Your exam room depends on your discussion section. You will share the room with Calculus II students. Be sure to leave an empty seat, or a Calc II student, between you and the next Calc III student.

  • Section 20, Business Auditorium
  • Section 21, CR 129
  • Section 22, CR 133
  • Section 23, Business Auditorium
  • Section 24, CR 129
  • Section 25, CR 133
  • lecture 22, iterated integrals

    Remembering there is an exam tomorrow, I'll start by quizzing everyone about the magical properties of the gradient vector.

    I'll review the last problem from Monday. (People in the noon section were outraged that I did not provide a drawing of that volume. I spent most of yesterday taking calls from their lawyers.) Then we'll look at a new problem where the region of integration is of type 2.

    For the record, type 1 regions have descriptions like $D= [a,b] \times [g_1(x),g_2(x)]$. In type 2 regions the descriptions look like $D= [h_1(y),h_2(y)] \times [a,b]$. In both cases $a$ and $b$ are numbers. In an attempt to make your heads explode, we'll look at a region that is both type 1 and type 2.

    Tuesday, October 21, 2014

    practice quizzes

    If you have clicked on the Personal Study Plan in WebAssign you've seen the practice quizzes for each section of the text. Many of the problems are similar (or identical) to homework problems but a few cover topics we have skipped over. Ignore those problems.

    Many of your homework problems have a Practice Another Version button that appears after the due date has passed.

    discussion, week 8

    This week's discussion problems cover critical points and maximums and minimums. Don't look at the solutions until you have tried solving the problems on your own.

    Monday, October 20, 2014

    lecture 21, iterated integrals

    I'll remind you about the iterated integrals (15.2) we discussed on Friday and then work another example. Then we'll move on to look at iterated integrals over non rectangular regions (15.3).

    Please scan the figures and examples in section 15.3.  Pay attention to the section on properties of double integrals (pages 993 and 994).

    Friday, October 17, 2014

    lecture 20, double integrals

    We'll finish approximating our first double integral (15.1) and then compute the integral exactly (15.2).

    Thursday, October 16, 2014

    Tuesday, October 14, 2014

    lecture 19, double integrals

    We rushed through the applications of partial derivatives, but you'll have a chance to work optimization problems with Curtis and Andrew next week. Now it's time to move on to chapter 15.

    Please cast your gaze upon section 15.1 before class. Pay attention to examples 1 and 2 and the redlined box at the bottom of page 976.

    I'll talk about how to approximate volumes in $\mathbb{R}^3$. Examples will be worked.

    constrained optimization

    Monday, October 13, 2014

    discussion, week 7

    This week's quiz has questions about partial derivatives.

    The discussion problems are centered around the magical properties of the gradient vector. They cover topics from sections 14.1, 14.6, and 14.7. 

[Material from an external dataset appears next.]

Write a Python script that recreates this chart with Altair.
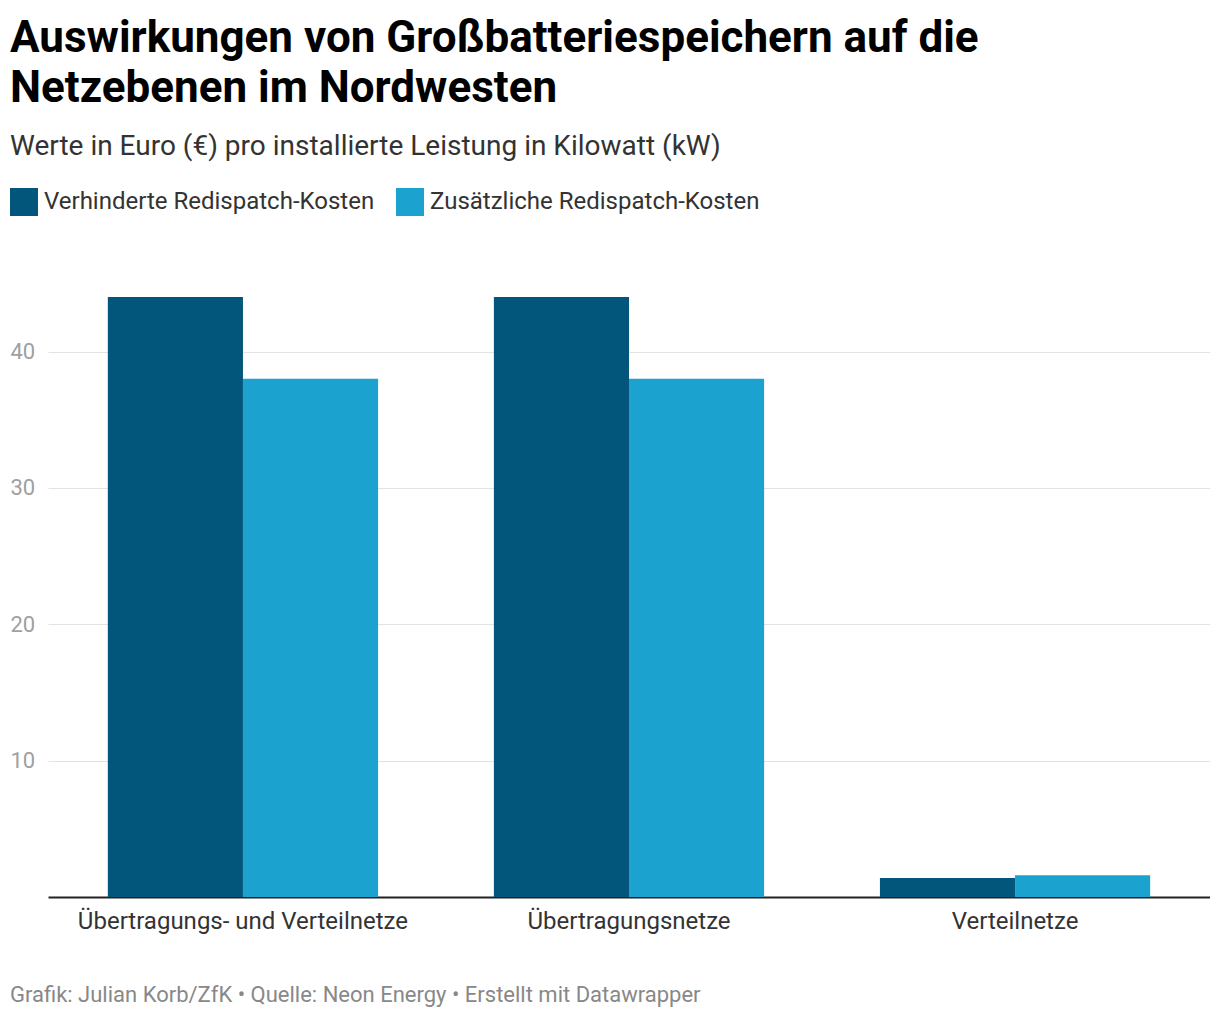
import altair as alt
import pandas as pd

categories = ["Übertragungs- und Verteilnetze", "Übertragungsnetze", "Verteilnetze"]
series = ["Verhinderte Redispatch-Kosten", "Zusätzliche Redispatch-Kosten"]
verhindert = [44, 44, 1.4]
zusaetzlich = [38, 38, 1.6]
colors = ["#02557b", "#1ba2ce"]
y_ticks = [10, 20, 30, 40]

rows = []
for c, a, b in zip(categories, verhindert, zusaetzlich):
    rows.append({"Netzebene": c, "Reihe": series[0], "Wert": a})
    rows.append({"Netzebene": c, "Reihe": series[1], "Wert": b})
df = pd.DataFrame(rows)

bars = alt.Chart(df).mark_bar().encode(
    x=alt.X("Netzebene:N", sort=categories,
            scale=alt.Scale(paddingInner=0.3, paddingOuter=0.155),
            axis=alt.Axis(title=None, labelAngle=0, labelFontSize=24, labelColor="#333333",
                          labelPadding=12, tickSize=0, domainColor="#222222", domainWidth=2,
                          grid=False, labelLimit=600)),
    xOffset=alt.XOffset("Reihe:N", sort=series, scale=alt.Scale(paddingInner=0, paddingOuter=0)),
    y=alt.Y("Wert:Q", scale=alt.Scale(domain=[0, 44], nice=False),
            axis=alt.Axis(title=None, values=y_ticks, labelFontSize=22, labelColor="#a0a0a0",
                          labelAlign="left", labelPadding=38, tickSize=0, domain=False,
                          gridColor="#e3e3e3", gridWidth=1)),
    color=alt.Color("Reihe:N", sort=series,
                    scale=alt.Scale(domain=series, range=colors),
                    legend=alt.Legend(title=None, orient="none", legendX=-38, legendY=-109,
                                      direction="horizontal", columns=2, symbolType="square",
                                      symbolSize=784, symbolStrokeWidth=0, labelFontSize=24,
                                      labelColor="#333333", labelOffset=6, columnPadding=21,
                                      labelLimit=600)),
)

footer_df = pd.DataFrame({"t": ["Grafik: Julian Korb/ZfK • Quelle: Neon Energy • Erstellt mit Datawrapper"]})
footer = alt.Chart(footer_df).mark_text(align="left", baseline="middle", fontSize=22,
                                        color="#888888", font="Roboto").encode(
    text="t:N", x=alt.value(-38), y=alt.value(698))

chart = alt.layer(bars, footer).properties(
    width=1162, height=600,
    autosize=alt.AutoSizeParams(type="none"),
    padding={"left": 40, "top": 289, "right": 0, "bottom": 113},
    title=alt.TitleParams(
        text=["Auswirkungen von Großbatteriespeichern auf die", "Netzebenen im Nordwesten"],
        subtitle="Werte in Euro (€) pro installierte Leistung in Kilowatt (kW)",
        anchor="start", frame="group", dx=-38, fontSize=44, fontWeight="bold",
        lineHeight=50, color="#000000", subtitleFontSize=28, subtitleColor="#333333",
        subtitlePadding=22, offset=27, font="Roboto", subtitleFont="Roboto"),
).configure(font="Roboto").configure_view(stroke=None)

chart.save("out.html", embed_options={"renderer": "svg", "actions": False})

    lecture 18, maximums and minimums

    Skim through section 14.8 today. It discusses a very cool method for finding the maximum and minimum value of a function on a constraint curve or surface. The method involves gradient vectors.

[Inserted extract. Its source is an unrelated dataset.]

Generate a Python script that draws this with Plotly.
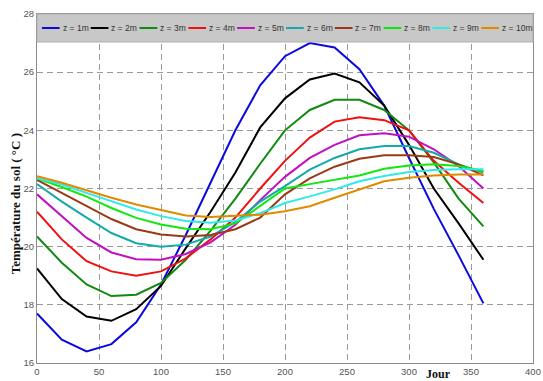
import plotly.graph_objects as go

days = list(range(0, 361, 20))

series_names = ["z = 1m", "z = 2m", "z = 3m", "z = 4m", "z = 5m",
                "z = 6m", "z = 7m", "z = 8m", "z = 9m", "z = 10m"]
series_colors = ["#0a0ae0", "#000000", "#108a10", "#f01010", "#c010c0",
                 "#12aaaa", "#9a3a14", "#10e810", "#30eaea", "#e08a00"]

z1 = [17.7, 16.8, 16.4, 16.65, 17.4, 18.7, 20.4, 22.2, 24.0, 25.55, 26.55, 27.0, 26.85, 26.1, 24.85, 23.05, 21.3, 19.7, 18.05]
z2 = [19.25, 18.2, 17.6, 17.45, 17.85, 18.65, 19.95, 21.2, 22.55, 24.1, 25.1, 25.75, 25.95, 25.65, 24.85, 23.5, 22.0, 20.8, 19.55]
z3 = [20.35, 19.45, 18.7, 18.3, 18.35, 18.75, 19.55, 20.55, 21.65, 22.85, 24.0, 24.7, 25.05, 25.05, 24.7, 24.0, 22.9, 21.65, 20.7]
z4 = [21.2, 20.25, 19.5, 19.15, 19.0, 19.15, 19.6, 20.25, 21.0, 22.0, 22.95, 23.75, 24.3, 24.45, 24.35, 24.0, 22.95, 22.2, 21.5]
z5 = [21.8, 21.05, 20.3, 19.8, 19.57, 19.55, 19.75, 20.15, 20.75, 21.6, 22.4, 23.05, 23.5, 23.83, 23.9, 23.78, 23.35, 22.77, 22.0]
z6 = [22.15, 21.55, 21.0, 20.47, 20.12, 20.0, 20.07, 20.35, 20.85, 21.55, 22.08, 22.65, 23.05, 23.35, 23.46, 23.46, 23.23, 22.83, 22.55]
z7 = [22.3, 21.85, 21.4, 20.95, 20.6, 20.42, 20.35, 20.4, 20.6, 21.0, 21.8, 22.35, 22.75, 23.02, 23.14, 23.14, 23.08, 22.83, 22.45]
z8 = [22.35, 22.05, 21.72, 21.33, 20.99, 20.76, 20.62, 20.6, 20.8, 21.4, 22.0, 22.15, 22.3, 22.45, 22.68, 22.79, 22.83, 22.77, 22.6]
z9 = [22.35, 22.14, 21.85, 21.56, 21.28, 21.05, 20.88, 20.82, 20.9, 21.15, 21.5, 21.73, 21.97, 22.25, 22.43, 22.57, 22.64, 22.66, 22.66]
z10 = [22.42, 22.2, 21.94, 21.68, 21.45, 21.25, 21.07, 21.02, 21.05, 21.1, 21.22, 21.39, 21.68, 21.97, 22.25, 22.37, 22.45, 22.48, 22.48]

all_series = [z1, z2, z3, z4, z5, z6, z7, z8, z9, z10]

x_ticks = [0, 50, 100, 150, 200, 250, 300, 350, 400]
y_ticks = [16, 18, 20, 22, 24, 26, 28]

W, H = 543, 381
ML, MR, MT, MB = 37, 2, 14, 18
PW = W - ML - MR
PH = H - MT - MB

fig = go.Figure()
for name, color, ys in zip(series_names, series_colors, all_series):
    fig.add_trace(go.Scatter(x=days, y=ys, mode="lines", name=name,
                             line=dict(color=color, width=2), showlegend=False))

tick_font = dict(family="Liberation Sans, Arial", size=9.5, color="#555")
grid_style = dict(showgrid=True, gridcolor="#9a9a9a", gridwidth=1, griddash="6px,4px",
                  showline=True, linecolor="#8a8a8a", linewidth=1, mirror=True,
                  zeroline=False, ticks="", tickfont=tick_font, ticklabeloverflow="allow")

fig.update_xaxes(range=[0, 400], tickvals=x_ticks, ticktext=[str(v) for v in x_ticks], **grid_style)
fig.update_yaxes(range=[16, 28], tickvals=y_ticks, ticktext=[str(v) for v in y_ticks], **grid_style)

# Legend band (drawn manually to match the compact MATLAB-style legend)
shapes = [dict(type="rect", xref="paper", yref="paper", x0=0, x1=1,
               y0=1 - 28 / PH, y1=1, fillcolor="#c8c8c8",
               line=dict(color="#b0b0b0", width=1), layer="above")]
annotations = []
leg_y = 1 - 14 / PH
step = 49.6
for i, (name, color) in enumerate(zip(series_names, series_colors)):
    x0 = 5 + step * i
    shapes.append(dict(type="line", xref="paper", yref="paper",
                       x0=x0 / PW, x1=(x0 + 18) / PW, y0=leg_y, y1=leg_y,
                       line=dict(color=color, width=2), layer="above"))
    annotations.append(dict(xref="paper", yref="paper", x=(x0 + 19) / PW, y=leg_y,
                            xanchor="left", yanchor="middle", showarrow=False,
                            text=name,
                            font=dict(family="Liberation Sans, Arial", size=8.5, color="#333")))

annotations.append(dict(xref="paper", yref="paper", x=(15 - ML) / PW, y=(363 - 190 - MT) / PH,
                        xanchor="center", yanchor="middle", showarrow=False, textangle=-90,
                        text="<b>Température du sol ( °C )</b>",
                        font=dict(family="Liberation Serif, Times New Roman, serif", size=13, color="#111")))
annotations.append(dict(xref="x", yref="paper", x=324, y=-11 / PH,
                        xanchor="center", yanchor="middle", showarrow=False,
                        text="<b>Jour</b>",
                        font=dict(family="Liberation Serif, Times New Roman, serif", size=12, color="#111")))

fig.update_layout(width=W, height=H, margin=dict(l=ML, r=MR, t=MT, b=MB),
                  plot_bgcolor="white", paper_bgcolor="white",
                  shapes=shapes, annotations=annotations, showlegend=False)

fig.write_html("out.html")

    In single variable calculus the extreme value theorem says that continuous function will have an absolute minimum and an absolute maximum on a closed interval. The max and min may occur at critical points inside the interval or at the endpoints. We'll see how the extreme value theorem plays out with functions of two variables. We'll also see why the Lagrange multiplier method (14.8) works. Examples will be worked.

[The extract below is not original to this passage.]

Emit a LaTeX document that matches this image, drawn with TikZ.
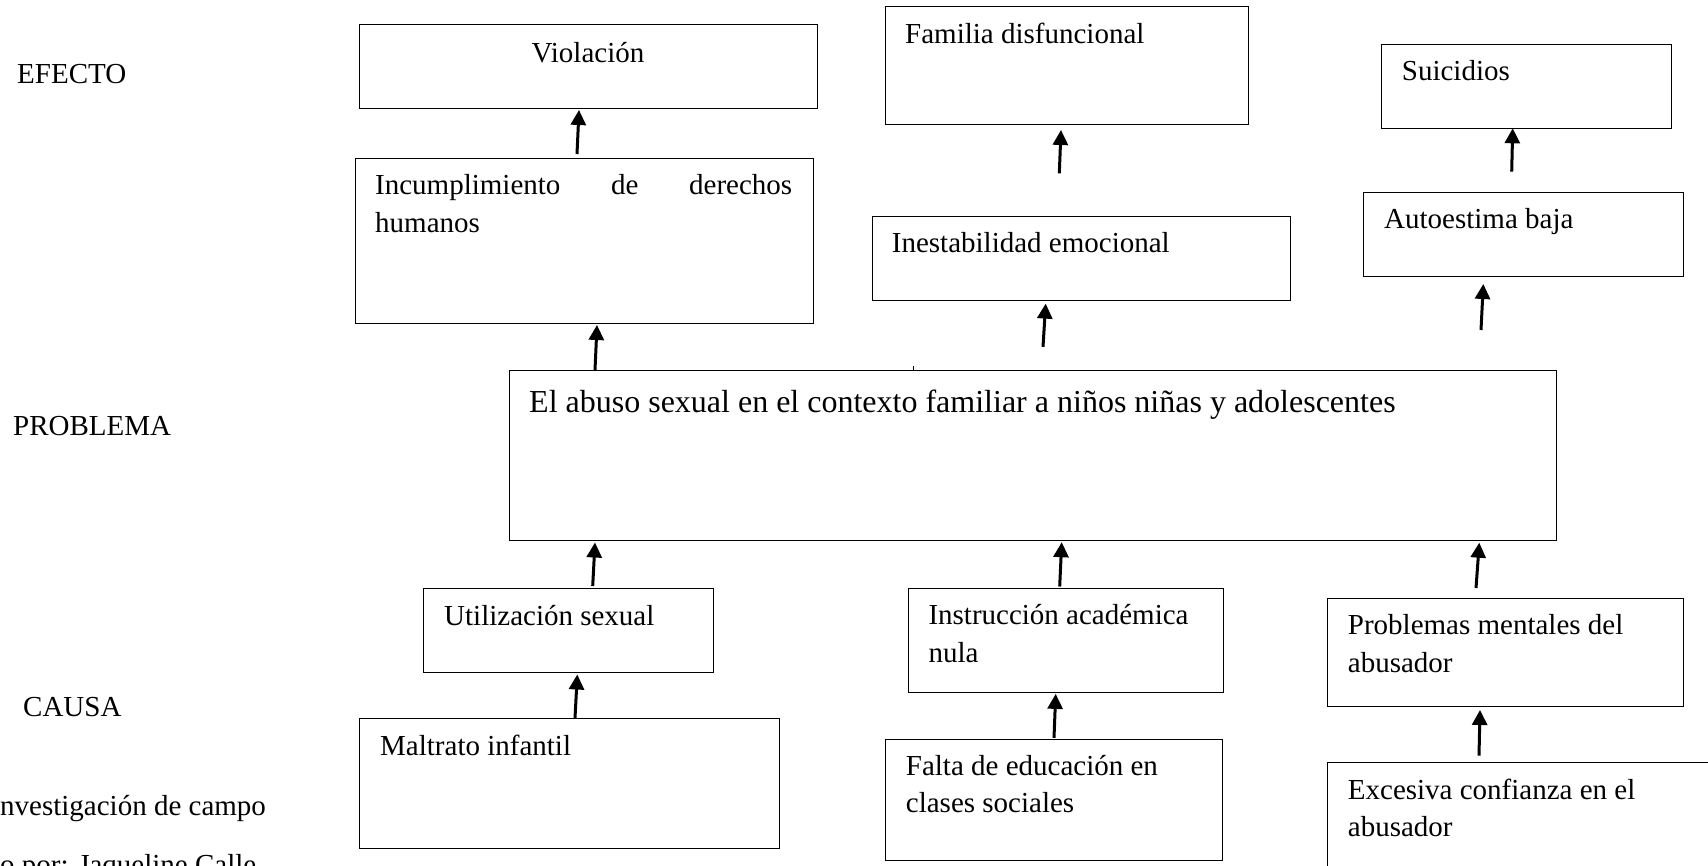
\documentclass[tikz,border=0pt]{standalone}
\usepackage{fontspec}
\setmainfont{Liberation Serif}
\usetikzlibrary{arrows.meta}
\begin{document}
\begin{tikzpicture}[x=1pt,y=-1pt,
  box/.style={draw, line width=1.4pt, inner sep=0pt, anchor=north west},
  txt/.style={anchor=base west, inner sep=0pt, font=\fontsize{29}{38.5}\selectfont},
  bigtxt/.style={anchor=base west, inner sep=0pt, font=\fontsize{32}{40}\selectfont},
  arr/.style={line width=3pt, -{Triangle[length=15pt,width=15pt]}}]
\useasboundingbox (0,0) rectangle (1708,865);
\fill[white] (0,0) rectangle (1708,865);
\clip (0,0) rectangle (1708,865);

% side labels
\node[txt] (lefecto) at (17,83) {EFECTO};
\node[txt] (lproblema) at (13,435) {PROBLEMA};
\node[txt] (lcausa) at (23,716) {CAUSA};
\node[txt] (lfuente) at (0,815) {nvestigación de campo};
\node[txt] (lelab) at (0,874) {o por: Jaqueline Calle};

% boxes
\node[box, minimum width=458pt, minimum height=84pt] (viol) at (359,24) {};
\node[box, minimum width=458pt, minimum height=165pt] (incum) at (355,158) {};
\node[box, minimum width=363pt, minimum height=118pt] (fam) at (885,6) {};
\node[box, minimum width=418pt, minimum height=84pt] (inest) at (872,216) {};
\node[box, minimum width=290pt, minimum height=84pt] (suic) at (1381,44) {};
\node[box, minimum width=320pt, minimum height=84pt] (autoe) at (1363,192) {};
\node[box, minimum width=1047pt, minimum height=170pt] (prob) at (509,370) {};
\node[box, minimum width=290pt, minimum height=84pt] (util) at (423,588) {};
\node[box, minimum width=315pt, minimum height=104pt] (instr) at (908,588) {};
\node[box, minimum width=356pt, minimum height=108pt] (probm) at (1327,598) {};
\node[box, minimum width=420pt, minimum height=130pt] (malt) at (359,718) {};
\node[box, minimum width=337pt, minimum height=121pt] (falta) at (885,739) {};
\node[box, minimum width=400pt, minimum height=140pt] (exc) at (1327,762) {};

% texts
\node[txt, anchor=base] (violT) at (588,62) {Violación};
\node[txt] (incumT) at (375,194.3) {\parbox[t]{417pt}{\makebox[417pt][s]{Incumplimiento\hfill de\hfill derechos}\\humanos}};
\node[txt] (famT) at (905,43.3) {Familia disfuncional};
\node[txt] (inestT) at (891.7,252.3) {Inestabilidad emocional};
\node[txt] (suicT) at (1401.7,80.7) {Suicidios};
\node[txt] (autoeT) at (1384,228.3) {Autoestima baja};
\node[bigtxt] (probT) at (529,412) {El abuso sexual en el contexto familiar a niños niñas y adolescentes};
\node[txt] (utilT) at (444,625.2) {Utilización sexual};
\node[txt] (instrT) at (928.3,624.3) {\parbox[t]{290pt}{\raggedright Instrucción académica\\nula}};
\node[txt] (probmT) at (1347.7,634) {\parbox[t]{330pt}{\raggedright Problemas mentales del\\abusador}};
\node[txt] (maltT) at (380,755.5) {Maltrato infantil};
\node[txt] (faltaT) at (905.7,775.7) {\parbox[t]{310pt}{\fontsize{29}{37.1}\selectfont\raggedright Falta de educación en\\clases sociales}};
\node[txt] (excT) at (1347.7,799.3) {\parbox[t]{340pt}{\fontsize{29}{37.4}\selectfont\raggedright Excesiva confianza en el\\abusador}};

% arrow end points
\coordinate (a1s) at (577,154);    \coordinate (a1e) at (579,110);
\coordinate (a2s) at (595,370);    \coordinate (a2e) at (597,325);
\coordinate (a3s) at (1059.3,173.3); \coordinate (a3e) at (1061,130);
\coordinate (a4s) at (1043,346.8); \coordinate (a4e) at (1045.7,303.6);
\coordinate (a5s) at (1511.7,171.7); \coordinate (a5e) at (1512.7,128.3);
\coordinate (a6s) at (1481,330);   \coordinate (a6e) at (1483.3,284);
\coordinate (a7s) at (592.7,586);  \coordinate (a7e) at (595,542.5);
\coordinate (a8s) at (575,718);    \coordinate (a8e) at (577.3,674.5);
\coordinate (a9s) at (1059.7,586.5); \coordinate (a9e) at (1061.7,542.2);
\coordinate (a10s) at (1054,737.8); \coordinate (a10e) at (1055.7,693.9);
\coordinate (a11s) at (1476,588);  \coordinate (a11e) at (1479.3,542.7);
\coordinate (a12s) at (1479,755.7); \coordinate (a12e) at (1480,710);

\draw[arr] (a1s) -- (a1e);
\draw[arr] (a2s) -- (a2e);
\draw[arr] (a3s) -- (a3e);
\draw[arr] (a4s) -- (a4e);
\draw[arr] (a5s) -- (a5e);
\draw[arr] (a6s) -- (a6e);
\draw[arr] (a7s) -- (a7e);
\draw[arr] (a8s) -- (a8e);
\draw[arr] (a9s) -- (a9e);
\draw[arr] (a10s) -- (a10e);
\draw[arr] (a11s) -- (a11e);
\draw[arr] (a12s) -- (a12e);

% small tick on problem box
\coordinate (tk1) at (913.3,370); \coordinate (tk2) at (913.3,366);
\draw[line width=1.5pt] (tk1) -- (tk2);
\end{tikzpicture}
\end{document}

    Thursday, October 9, 2014

    lecture 17, maximum and minimum values

    Please begin skimming section 14.7. Focus on the part that deals with locating and classifying critical points.

    I'll review the properties of the magical gradient vector by looking at a graph of a nonlinear function; the graph combines level curves and gradient vectors. We'll ooh and ah at the gradient vectors that are perpendicular to the level curves. Then we'll move on to locating and classifying the critical points of the function. 

    discussion problem solutions

    Let's hope a few of these solutions are correct. Let me know if you find errors or bits that are unclear.

    Tuesday, October 7, 2014

    lecture 16, directional derivatives

    Please breeze through section 14.6 before class on Wednesday. The theorem in box 15, and the final section, about the significance of the gradient vector, will take your breath away.

    We'll develop the directional derivative and work several examples. We'll also investigate the magical properties of the magical gradient vector.

    Monday, October 6, 2014

    discussion, week 6

    This week's quiz has questions from sections 13.1, 13.2 and 14.1.

    Like last week, the discussion problems are all over the place. They cover topics from sections 13.2, 14.3, 14.4, and 14.5. 

    Sunday, October 5, 2014

    lecture 15, chain rule

    Please skim section 14.5 before class. Pay attention to the examples and the content of the red-lined boxes. Look at a few problems at the end of the section.

    The multivariable version of the chain rule is more complicated and more powerful than the single variable version. We'll do three examples that involve a space curve, a change of variables from Cartesian to polar coordinates, and a peculiar case where the variables obey a constraint equation.

    Saturday, October 4, 2014

    the equality of mixed partials

    Clairaut's theorem (because I stated it wrong in class): Suppose $f(x,y)$ is defined on an open subset $D$ of $\mathbb{R}^2$. If the second-order mixed partial derivatives $f_{xy}$ and $f_{yx}$ exist and are continuous on $D$ then $f_{xy}=f_{yx}$ at every point in $D$.

    Thursday, October 2, 2014

    lecture 14, tangent planes

    We'll go long in tangent planes, linear approximations, and differentials (section 14.4). Examples will be worked.

    discussion problem solutions

    Here are my solutions to the discussion problems for week 5 and week 4. Let me know if you find mistakes or parts that are unclear.

    Wednesday, October 1, 2014

    lecture 13, partial derivatives and tangent planes

    Lightly read the part of section 14.4 that discusses tangent planes. We'll talk about differentials and linear approximations on Friday.

    We'll explore partial derivatives more deeply by working examples. We'll also talk about how to define a tangent plane at a point on a surface. Tangent planes are the gateway to differentials and linear approximations.